Edit: many people download the default parallels; you need to download the parallels from this page https://www.parallels.com/blogs/parallels-desktop-apple-sili... to be able to have access to M1 virtualization.

Does Rosetta still work in the virtualized MacOS in Parallels?
Yes.
Parallels run a similar thin wrapper on top of the OS-provided VM API which looks somewhat like: vm = createVM([device list]); vmWindow = createVMWindow(vm); vm.run();
Yes, and it's terrible.

You can't sign into icloud and you can't maximize a VM to 4k resolutions. It's usable, but for $100 they could do much much better.

Those are well known limitations of Apple virtualized OSes. The threshold for solving those issues involves using a different virtualization framework and a lot of reverse engineering.
Yes, I use macOS as development VM on a maxed out 16 inch M1 MacBook Pro. It all works as expected, except you don’t have any VM settings (e.g. how much ram / cpu you want to give the VM) and Docker doesn’t run inside the VM.
You can change some of the settings by editing an ini file.

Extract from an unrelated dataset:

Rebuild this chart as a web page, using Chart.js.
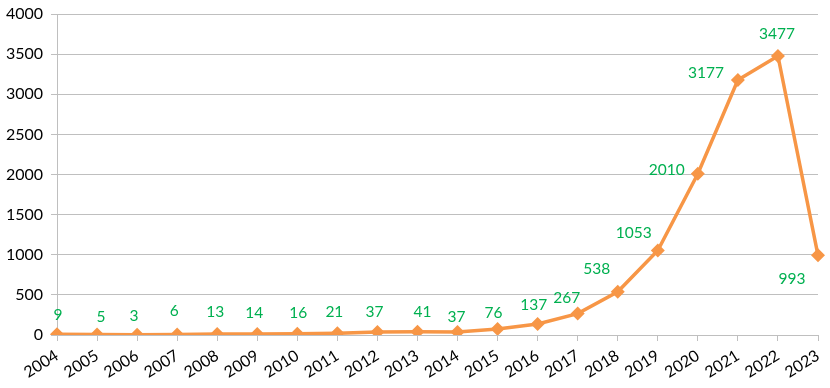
<!DOCTYPE html>
<html>
<head>
<meta charset="utf-8">
<script src="https://cdn.jsdelivr.net/npm/chart.js@4.4.1/dist/chart.umd.min.js"></script>
<style>
  html, body { margin: 0; padding: 0; background: #fff; }
  #wrap { width: 830px; height: 388px; }
</style>
</head>
<body>
<div id="wrap"><canvas id="yearChart"></canvas></div>
<script>
const years = ['2004','2005','2006','2007','2008','2009','2010','2011','2012','2013',
               '2014','2015','2016','2017','2018','2019','2020','2021','2022','2023'];
const counts = [9, 5, 3, 6, 13, 14, 16, 21, 37, 41, 37, 76, 137, 267, 538, 1053, 2010, 3177, 3477, 993];
const yTicks = [0, 500, 1000, 1500, 2000, 2500, 3000, 3500, 4000];

// where each value label sits relative to its point (px)
const labelShift = [
  [1,-19],[4,-18],[-3,-19],[-3,-24],[-2,-22],[-3,-21],[1,-21],[-3,-21],[-3,-20],[5,-20],
  [-1,-15],[-4,-16],[-4,-19],[-11,-16],[-21,-23],[-24,-17],[-31,-4],[-32,-7],[-1,-22],[-26,24]
];

const FONT = 'Lato, "Open Sans", sans-serif';

const valueLabels = {
  id: 'valueLabels',
  afterDatasetsDraw(chart) {
    const ctx = chart.ctx;
    const meta = chart.getDatasetMeta(0);
    ctx.save();
    ctx.font = '15.5px ' + FONT;
    ctx.fillStyle = '#00b050';
    ctx.textAlign = 'center';
    ctx.textBaseline = 'middle';
    meta.data.forEach((pt, i) => {
      const s = labelShift[i];
      ctx.fillText(String(counts[i]), pt.x + s[0], pt.y + s[1]);
    });
    ctx.restore();
  }
};

new Chart(document.getElementById('yearChart'), {
  type: 'line',
  data: {
    labels: years,
    datasets: [{
      data: counts,
      borderColor: '#f79646',
      backgroundColor: '#f79646',
      borderWidth: 3.5,
      pointStyle: 'rectRot',
      pointRadius: 7,
      pointHoverRadius: 7,
      pointBorderWidth: 0,
      tension: 0
    }]
  },
  options: {
    responsive: true,
    maintainAspectRatio: false,
    animation: false,
    layout: { padding: { top: 14, right: 12, left: 0, bottom: 0 } },
    plugins: { legend: { display: false }, tooltip: { enabled: false } },
    scales: {
      x: {
        offset: false,
        grid: { drawOnChartArea: false, drawTicks: true, tickLength: 6, color: '#bfbfbf' },
        border: { color: '#bfbfbf' },
        ticks: { color: '#000', font: { family: FONT, size: 16 }, minRotation: 32, maxRotation: 32, padding: 5, autoSkip: false },
        afterFit(scale) { scale.height = 53; scale.paddingRight = 0; scale.paddingLeft = 0; }
      },
      y: {
        min: 0,
        max: 4000,
        afterBuildTicks(scale) { scale.ticks = yTicks.map(v => ({ value: v })); },
        grid: { color: '#bfbfbf', tickLength: 6 },
        border: { color: '#bfbfbf' },
        ticks: { color: '#000', font: { family: FONT, size: 16 }, padding: 8, callback: v => String(v) },
        afterFit(scale) { scale.width = 57; scale.paddingTop = 0; scale.paddingBottom = 0; }
      }
    }
  },
  plugins: [valueLabels]
});
</script>
</body>
</html>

https://kb.parallels.com/en/128842

Oh, I didn't know that. Thanks a lot!
I’ve been using it on Monterey. It’s not nearly as optimized as virtualized Windows or Linux on the same hardware (most Parallels features like auto-scaling not available yet), but I think the situation should improve with Ventura.
It works! I can even run x86 binaries for Windows in a VM. Don't ask me how that works though
Microsoft has their own x86 emulator.